Rishi Sunak’s director of communications has quit her role, as Downing Street’s mini-reshuffle took an internal turn.
The former ITV journalist, Amber de Botton, who was brought in to salvage the government’s sinking reputation when Sunak took over from Liz Truss as prime minister, announced on Friday she had “decided it is the right time to move on”.
She provided no explanation for the move, but paid tribute to Sunak for his support and leadership.
In a nod to the pressures of the job, De Botton said No 10 was a “demanding and high-pressure place to work”, but added the professionalism and talent of those working inside it was “exceptional”.
De Botton lasted less than a year in the role, having joined Sunak’s team at the end of October 2022. Previously, she had been a senior editor at ITV, where she helped craft its coverage of the Partygate saga.
The channel broke several stories about the illegal events in Downing Street during Boris Johnson’s premiership. It published leaked footage from a fake TV press conference where staff joked about a Christmas party not being socially distanced.

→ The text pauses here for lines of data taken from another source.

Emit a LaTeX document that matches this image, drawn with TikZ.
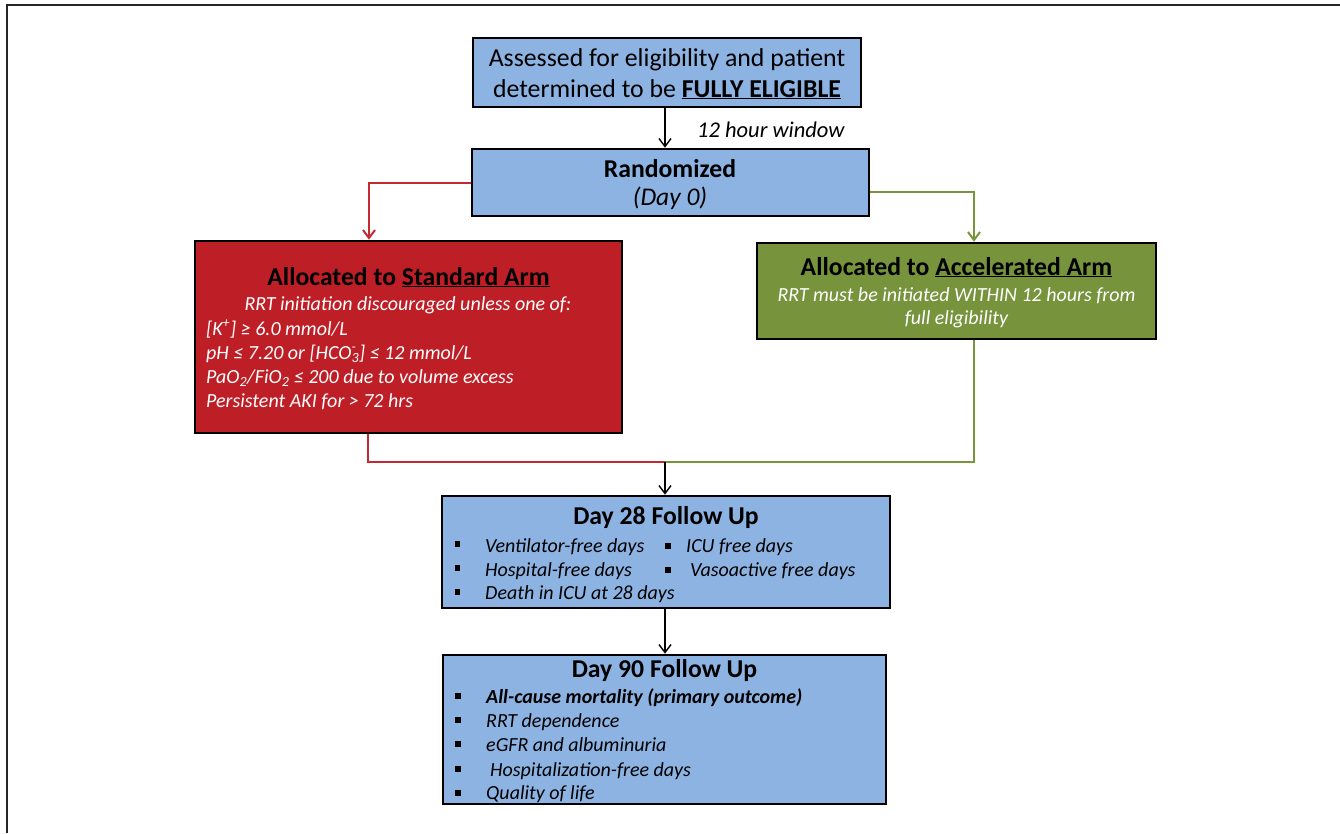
\documentclass[tikz,border=0pt]{standalone}
\usepackage{fontspec}
\setmainfont{Carlito}
\usetikzlibrary{arrows.meta}
\definecolor{boxblue}{RGB}{141,179,226}
\definecolor{boxred}{RGB}{190,30,38}
\definecolor{boxgreen}{RGB}{119,147,60}
\definecolor{linered}{RGB}{196,40,48}
\definecolor{linegreen}{RGB}{119,150,60}
\newcommand\fsz[1]{\fontsize{#1}{#1}\selectfont}
\begin{document}
\begin{tikzpicture}[x=1pt,y=-1pt,
  box/.style={draw=black,line width=2.6pt,inner sep=0pt},
  txt/.style={inner sep=0pt,anchor=base},
  ltxt/.style={inner sep=0pt,anchor=base west},
  titlef/.style={font=\fsz{25.7}\bfseries},
  bodyf/.style={font=\fsz{20}\itshape},
  wbody/.style={bodyf,text=white},
  bul/.style={fill=black,inner sep=0pt,minimum size=5.5pt},
  tip/.style={-{Straight Barb[length=8pt,width=12pt]}},
  conn/.style={draw=black,line width=1.4pt,tip},
  redl/.style={draw=linered,line width=2pt},
  greenl/.style={draw=linegreen,line width=2pt},
  frame/.style={draw=black!85,line width=1.4pt}]
\useasboundingbox (0,0) rectangle (1340,833);
\draw[frame] (7,833) -- (7,5) -- (1340,5);

% boxes
\node[box,fill=boxblue,minimum width=388pt,minimum height=69pt] (elig) at (667,72.5) {};
\node[box,fill=boxblue,minimum width=397pt,minimum height=67pt] (rand) at (670.5,182.5) {};
\node[box,fill=boxred,minimum width=427pt,minimum height=192pt] (std) at (408.5,337) {};
\node[box,fill=boxgreen,minimum width=399pt,minimum height=96pt] (acc) at (956.5,291) {};
\node[box,fill=boxblue,minimum width=448pt,minimum height=112pt] (d28) at (666,552) {};
\node[box,fill=boxblue,minimum width=443pt,minimum height=149pt] (d90) at (664.5,729.5) {};

% eligibility text
\node[txt,font=\fsz{25.8}] (e1) at (667,66) {Assessed for eligibility and patient};
\node[txt,font=\fsz{25.8}] (e2) at (667,97) {determined to be \textbf{\underline{FULLY ELIGIBLE}}};
\node[ltxt,font=\fsz{22.5}\itshape] (win) at (697,137) {12 hour window};

% randomized
\node[txt,titlef] (r1) at (670,177) {Randomized};
\node[txt,font=\fsz{25.5}\itshape] (r2) at (670,205) {(Day 0)};

% standard arm
\node[txt,titlef] (s0) at (408.5,285) {Allocated to \underline{Standard Arm}};
\node[txt,wbody] (s1) at (408,310.5) {RRT initiation discouraged unless one of:};
\node[ltxt,wbody] (s2) at (206,335) {[K\textsuperscript{+}] ≥ 6.0 mmol/L};
\node[ltxt,wbody] (s3) at (206,359) {pH ≤ 7.20 or [HCO\rlap{\textsuperscript{-}}\textsubscript{3}] ≤ 12 mmol/L};
\node[ltxt,wbody] (s4) at (206,383) {PaO\textsubscript{2}/FiO\textsubscript{2} ≤ 200 due to volume excess};
\node[ltxt,wbody] (s5) at (206,407) {Persistent AKI for > 72 hrs};

% accelerated arm
\node[txt,titlef] (a0) at (956.5,275) {Allocated to \underline{Accelerated Arm}};
\node[txt,wbody] (a1) at (956.5,301.5) {RRT must be initiated WITHIN 12 hours from};
\node[txt,wbody] (a2) at (956.5,324) {full eligibility};

% day 28
\node[txt,titlef] (t28) at (666,524) {Day 28 Follow Up};
\node[bul] (b281) at (457.5,544) {};
\node[bul] (b282) at (457.5,568) {};
\node[bul] (b283) at (457.5,592) {};
\node[bul] (b284) at (668,546) {};
\node[bul] (b285) at (668,570) {};
\node[ltxt,bodyf] (i281) at (485,552) {Ventilator-free days};
\node[ltxt,bodyf] (i282) at (485,576) {Hospital-free days};
\node[ltxt,bodyf] (i283) at (485,599.5) {Death in ICU at 28 days};
\node[ltxt,bodyf] (i284) at (686,552) {ICU free days};
\node[ltxt,bodyf] (i285) at (690,576) {Vasoactive free days};

% day 90
\node[txt,titlef] (t90) at (664.5,677) {Day 90 Follow Up};
\node[bul] (b901) at (458,696) {};
\node[bul] (b902) at (458,720) {};
\node[bul] (b903) at (458,744) {};
\node[bul] (b904) at (458,769) {};
\node[bul] (b905) at (458,793) {};
\node[ltxt,font=\fsz{20}\bfseries\itshape] (i901) at (486,703) {All-cause mortality (primary outcome)};
\node[ltxt,bodyf] (i902) at (486,727.5) {RRT dependence};
\node[ltxt,bodyf] (i903) at (486,751.5) {eGFR and albuminuria};
\node[ltxt,bodyf] (i904) at (490,776) {Hospitalization-free days};
\node[ltxt,bodyf] (i905) at (486,799.5) {Quality of life};

% connectors
\coordinate (merge) at (665,462);
\draw[conn] ([xshift=-2pt]elig.south) -- ([xshift=-2pt]elig.south |- rand.north);
\draw[redl,tip] (rand.west) -| ([xshift=-39.5pt]std.north);
\draw[greenl,tip] ([yshift=-9.5pt]rand.east) -| ([xshift=17.5pt]acc.north);
\draw[redl] ([xshift=-40.5pt]std.south) |- (merge);
\draw[greenl] ([xshift=17.5pt]acc.south) |- (merge);
\draw[conn] (merge) -- (merge |- d28.north);
\draw[conn] ([xshift=-1pt]d28.south) -- ([xshift=-1pt]d28.south |- d90.north);
\end{tikzpicture}
\end{document}
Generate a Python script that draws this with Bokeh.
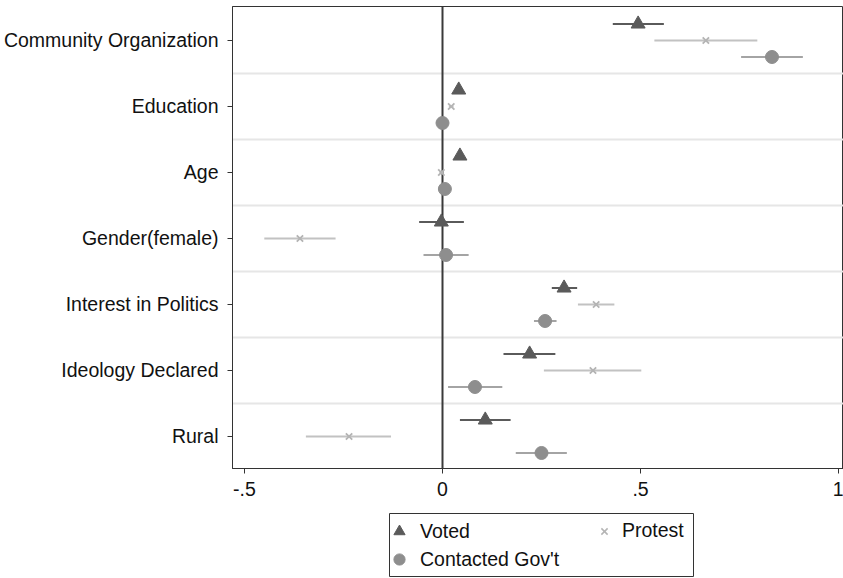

Government sources suggested the timing of De Botton’s departure was not entirely coincidental.
It comes days after a long-serving former government special adviser, Jamie Njoku-Goodwin, was reported to have been lined up as the new No 10 director of strategy. One insider said the move had put “some noses out of joint”, with De Botton appearing to have been undermined. “She’s not really in the gang,” said another.

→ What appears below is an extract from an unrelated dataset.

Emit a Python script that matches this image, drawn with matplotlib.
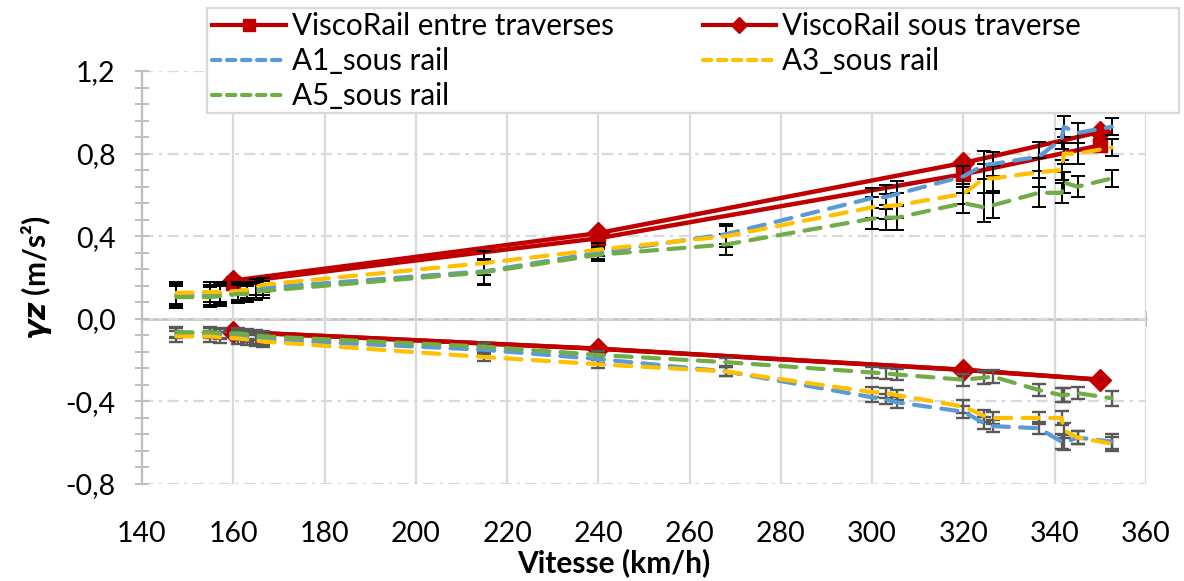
import matplotlib
matplotlib.use("Agg")
import matplotlib.pyplot as plt
from matplotlib.ticker import MultipleLocator, FuncFormatter
from matplotlib.patches import Rectangle
from matplotlib.lines import Line2D

plt.rcParams['font.family'] = ['Lato', 'DejaVu Sans']
plt.rcParams['mathtext.fontset'] = 'dejavusans'

# ---------------- data ----------------
speed_visco = [160, 240, 320, 350]
visco_entre_pos = [0.175, 0.39, 0.70, 0.84]
visco_sous_pos = [0.185, 0.415, 0.755, 0.905]
visco_entre_neg = [-0.063, -0.145, -0.247, -0.295]
visco_sous_neg = [-0.063, -0.145, -0.247, -0.295]

speed_mes = [147.5, 155, 157, 161, 163, 165, 166.5, 215, 240, 268, 300, 303,
             305.5, 320, 324.5, 326.5, 336.5, 341.5, 342, 345, 352.5]
a1_pos = [0.115, 0.115, 0.12, 0.125, 0.13, 0.14, 0.15, 0.23, 0.32, 0.41, 0.585,
          0.59, 0.605, 0.69, 0.745, 0.75, 0.785, 0.87, 0.93, 0.90, 0.93]
a3_pos = [0.125, 0.13, 0.13, 0.135, 0.14, 0.155, 0.165, 0.27, 0.335, 0.40, 0.54,
          0.545, 0.55, 0.605, 0.68, 0.68, 0.71, 0.72, 0.80, 0.80, 0.83]
a5_pos = [0.105, 0.105, 0.11, 0.12, 0.12, 0.13, 0.135, 0.225, 0.31, 0.36, 0.485,
          0.49, 0.49, 0.56, 0.54, 0.55, 0.61, 0.61, 0.66, 0.64, 0.68]
a1_neg = [-0.07, -0.07, -0.075, -0.08, -0.085, -0.095, -0.10, -0.15, -0.195,
          -0.255, -0.38, -0.39, -0.405, -0.45, -0.505, -0.52, -0.53, -0.595,
          -0.60, -0.575, -0.595]
a3_neg = [-0.085, -0.085, -0.09, -0.095, -0.10, -0.105, -0.11, -0.185, -0.22,
          -0.255, -0.355, -0.36, -0.37, -0.425, -0.47, -0.48, -0.48, -0.48,
          -0.54, -0.575, -0.605]
a5_neg = [-0.065, -0.065, -0.07, -0.07, -0.075, -0.08, -0.085, -0.135, -0.175,
          -0.21, -0.26, -0.265, -0.27, -0.295, -0.285, -0.28, -0.345, -0.37,
          -0.37, -0.36, -0.385]
err_pos = [0.055, 0.05, 0.05, 0.045, 0.04, 0.04, 0.035, 0.06, 0.03, 0.05, 0.05,
           0.06, 0.06, 0.05, 0.07, 0.06, 0.07, 0.05, 0.05, 0.05, 0.04]
err_neg = [0.025, 0.025, 0.025, 0.025, 0.025, 0.025, 0.025, 0.02, 0.02, 0.02,
           0.025, 0.025, 0.025, 0.03, 0.03, 0.03, 0.03, 0.035, 0.035, 0.03, 0.035]

xticks = [140, 160, 180, 200, 220, 240, 260, 280, 300, 320, 340, 360]

# ---------------- figure ----------------
W, H = 1184, 581
fig = plt.figure(figsize=(W / 100, H / 100), dpi=100)
ax = fig.add_axes([142 / W, 97 / H, (1146 - 142) / W, (484 - 71) / H])
ax.set_xlim(140, 360)
ax.set_ylim(-0.8, 1.2)

red = '#C00000'
blue = '#5B9BD5'
yellow = '#FFC000'
green = '#70AD47'
gridc = '#D9D9D9'
axc = '#BFBFBF'

# red lines
ax.plot(speed_visco, visco_entre_pos, color=red, lw=3.2, marker='s', ms=10, zorder=2)
ax.plot(speed_visco, visco_sous_pos, color=red, lw=3.2, marker='D', ms=11, zorder=2)
ax.plot(speed_visco, visco_entre_neg, color=red, lw=3.2, zorder=2)
ax.plot(speed_visco, visco_sous_neg, color=red, lw=3.2, marker='D', ms=11, zorder=2)

dash_kw = dict(lw=3.0, dashes=(3.9, 2.7), dash_capstyle='round', zorder=4)
for vals, col in [(a1_pos, blue), (a3_pos, yellow), (a5_pos, green)]:
    ax.errorbar(speed_mes, vals, yerr=err_pos, fmt='none', ecolor='black',
                elinewidth=1.4, capsize=4.7, capthick=1.4, zorder=3)
    ax.plot(speed_mes, vals, color=col, **dash_kw)
for vals, col in [(a1_neg, blue), (a3_neg, yellow), (a5_neg, green)]:
    ax.errorbar(speed_mes, vals, yerr=err_neg, fmt='none', ecolor='#595959',
                elinewidth=1.7, capsize=4.7, capthick=1.7, zorder=3)
    ax.plot(speed_mes, vals, color=col, **dash_kw)

# axes styling
for s in ['top', 'right', 'bottom']:
    ax.spines[s].set_visible(False)
ax.spines['left'].set_color(axc)
ax.spines['left'].set_linewidth(1.6)

ax.yaxis.set_major_locator(MultipleLocator(0.4))
ax.yaxis.set_minor_locator(MultipleLocator(0.08))
ax.yaxis.set_major_formatter(FuncFormatter(lambda v, p: f"{v:.1f}".replace('.', ',').replace('-0,0', '0,0')))
ax.tick_params(axis='y', which='both', direction='inout', length=10, width=1.4,
               color=axc, labelsize=20.5, pad=14)
ax.set_xticks(xticks)
ax.tick_params(axis='x', which='both', length=0, labelsize=20.5, pad=27)

ax.grid(axis='x', color=gridc, lw=1.6, ls='-', zorder=0)
ax.grid(axis='y', color=gridc, lw=1.6, ls=(0, (5, 2.5, 1.5, 2.5)), zorder=0)
ax.set_axisbelow(True)

# x axis line at y = 0
sec = ax.secondary_xaxis(0.4)
sec.spines['bottom'].set_color(axc)
sec.spines['bottom'].set_linewidth(1.8)
sec.set_xticks(xticks)
sec.tick_params(axis='x', direction='inout', length=12, width=1.4, color=axc,
                labelbottom=False)

ax.set_xlabel("Vitesse (km/h)", fontsize=21.5, fontweight='bold')
ax.xaxis.set_label_coords((614 - 142) / (1146 - 142), -(548 - 484) / (484 - 71))
ax.set_ylabel(r"$\mathbfit{\gamma z}$ (m/s²)", fontsize=21.5, fontweight='bold', labelpad=8)

# legend
lkw = dict(lw=3.0, dashes=(2.0, 1.6), dash_capstyle='round')
handles = [
    Line2D([], [], color=red, lw=3, marker='s', ms=8),
    Line2D([], [], color=blue, **lkw),
    Line2D([], [], color=green, **lkw),
    Line2D([], [], color=red, lw=3, marker='D', ms=8),
    Line2D([], [], color=yellow, **lkw),
]
labels = ["ViscoRail entre traverses", "A1_sous rail", "A5_sous rail",
          "ViscoRail sous traverse", "A3_sous rail"]
fig.patches.append(Rectangle((207 / W, 1 - 113 / H), (1179 - 207) / W, 105 / H,
                             transform=fig.transFigure, facecolor='white',
                             edgecolor=gridc, lw=1.6, zorder=5))
leg = fig.legend(handles, labels, ncol=2, loc='upper left',
                 bbox_to_anchor=(212 / W, 1 - 12 / H), frameon=False,
                 fontsize=21.3, handlelength=2.5, handletextpad=0.2,
                 columnspacing=3.0, labelspacing=0.24, borderpad=0.0,
                 borderaxespad=0.0)
leg.set_zorder(6)

fig.savefig("out.png", dpi=100)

Njoku-Goodwin was said to have been brought back into Downing Street by Liam Booth-Smith, who as well as being his friend and former flatmate is also Sunak’s chief of staff.

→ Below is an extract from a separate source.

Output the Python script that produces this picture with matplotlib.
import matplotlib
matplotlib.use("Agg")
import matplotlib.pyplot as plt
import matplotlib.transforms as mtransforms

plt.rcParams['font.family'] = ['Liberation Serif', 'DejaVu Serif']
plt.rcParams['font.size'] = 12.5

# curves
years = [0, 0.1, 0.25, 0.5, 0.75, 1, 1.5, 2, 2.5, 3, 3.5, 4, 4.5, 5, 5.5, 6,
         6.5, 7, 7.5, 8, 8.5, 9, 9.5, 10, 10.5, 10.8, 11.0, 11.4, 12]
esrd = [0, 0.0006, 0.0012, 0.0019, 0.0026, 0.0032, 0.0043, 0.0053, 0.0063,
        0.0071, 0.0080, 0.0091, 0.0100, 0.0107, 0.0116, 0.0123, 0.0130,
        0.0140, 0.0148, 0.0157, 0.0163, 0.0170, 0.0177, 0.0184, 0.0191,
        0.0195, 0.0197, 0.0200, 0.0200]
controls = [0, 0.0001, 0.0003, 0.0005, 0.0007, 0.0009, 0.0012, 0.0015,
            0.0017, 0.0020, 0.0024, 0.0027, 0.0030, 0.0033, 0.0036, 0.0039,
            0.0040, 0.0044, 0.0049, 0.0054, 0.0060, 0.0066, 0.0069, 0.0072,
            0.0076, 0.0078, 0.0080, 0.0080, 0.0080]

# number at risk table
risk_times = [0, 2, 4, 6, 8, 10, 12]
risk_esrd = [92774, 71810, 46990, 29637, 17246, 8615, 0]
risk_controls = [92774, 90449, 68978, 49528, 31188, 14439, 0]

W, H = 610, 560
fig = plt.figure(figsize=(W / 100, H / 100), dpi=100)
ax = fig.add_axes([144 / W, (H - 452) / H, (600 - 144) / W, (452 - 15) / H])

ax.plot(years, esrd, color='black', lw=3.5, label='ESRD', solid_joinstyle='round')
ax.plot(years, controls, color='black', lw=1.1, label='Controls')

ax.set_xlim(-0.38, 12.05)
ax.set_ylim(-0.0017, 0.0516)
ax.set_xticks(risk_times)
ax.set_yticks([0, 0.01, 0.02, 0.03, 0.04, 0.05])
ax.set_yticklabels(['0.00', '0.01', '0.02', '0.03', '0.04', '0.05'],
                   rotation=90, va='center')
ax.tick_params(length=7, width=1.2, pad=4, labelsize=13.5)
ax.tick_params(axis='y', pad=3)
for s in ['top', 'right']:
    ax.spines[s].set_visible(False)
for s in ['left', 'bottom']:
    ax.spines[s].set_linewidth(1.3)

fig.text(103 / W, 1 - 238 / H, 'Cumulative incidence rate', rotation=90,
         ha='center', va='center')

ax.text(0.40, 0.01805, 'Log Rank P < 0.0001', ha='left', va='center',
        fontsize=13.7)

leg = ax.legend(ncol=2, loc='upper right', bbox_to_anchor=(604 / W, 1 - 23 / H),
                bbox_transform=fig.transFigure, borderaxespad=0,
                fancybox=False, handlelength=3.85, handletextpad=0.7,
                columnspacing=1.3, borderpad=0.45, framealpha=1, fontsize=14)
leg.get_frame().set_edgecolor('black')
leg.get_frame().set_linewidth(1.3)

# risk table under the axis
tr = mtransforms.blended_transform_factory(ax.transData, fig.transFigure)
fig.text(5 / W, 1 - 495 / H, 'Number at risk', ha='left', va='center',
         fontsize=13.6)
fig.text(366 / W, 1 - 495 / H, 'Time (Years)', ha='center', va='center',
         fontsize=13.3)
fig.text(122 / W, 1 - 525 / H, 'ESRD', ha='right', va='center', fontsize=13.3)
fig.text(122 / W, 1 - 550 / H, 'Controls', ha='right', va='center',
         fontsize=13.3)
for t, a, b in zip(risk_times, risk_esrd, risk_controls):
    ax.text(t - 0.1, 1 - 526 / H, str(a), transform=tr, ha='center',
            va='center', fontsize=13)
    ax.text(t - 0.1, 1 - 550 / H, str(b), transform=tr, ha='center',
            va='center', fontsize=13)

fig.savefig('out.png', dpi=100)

The previous Downing Street director of communications, Adam Jones, had lasted considerably shorter in the role than De Botton. He took the top job in September 2022, but was cast out along with the rest of the Truss administration when she stood down after just 49 days in office.
Under Truss, the role was split – with Jones helming political communications and a senior civil servant appointed, Simon McGee, to oversee other government communications.
“If you look at how long people have lasted in the role recently, it suggests it’s a nigh on impossible job,” noted one well-placed Westminster observer.
Earlier this week, Booth-Smith is said to have irked some special advisers at their weekly meeting known as “spad school” by suggesting they quit if they had doubts about winning the next election. One of those present characterised his message as: “Step back if you don’t think we can win.”
One senior official said the No 10 political team were blinkered, and “seem to think the whole country is on Rishi’s side”.
Some Tories have poured praise on the government’s attempt to control the narrative this summer with a series of themed weeks pegged to various announcements. However, “small boats week” fell into disarray when migrants housed on the Bibby Stockholm were removed over safety fears just days later.
A former cabinet minister said policies announced over the summer recess had been “incredibly weak”.
De Botton was part of the media team that gave presentations to Whitehall departments earlier this year. The Guardian revealed that the slides said “we still have a challenge with cut through” and raised concern about most people being unclear what the government’s priorities were.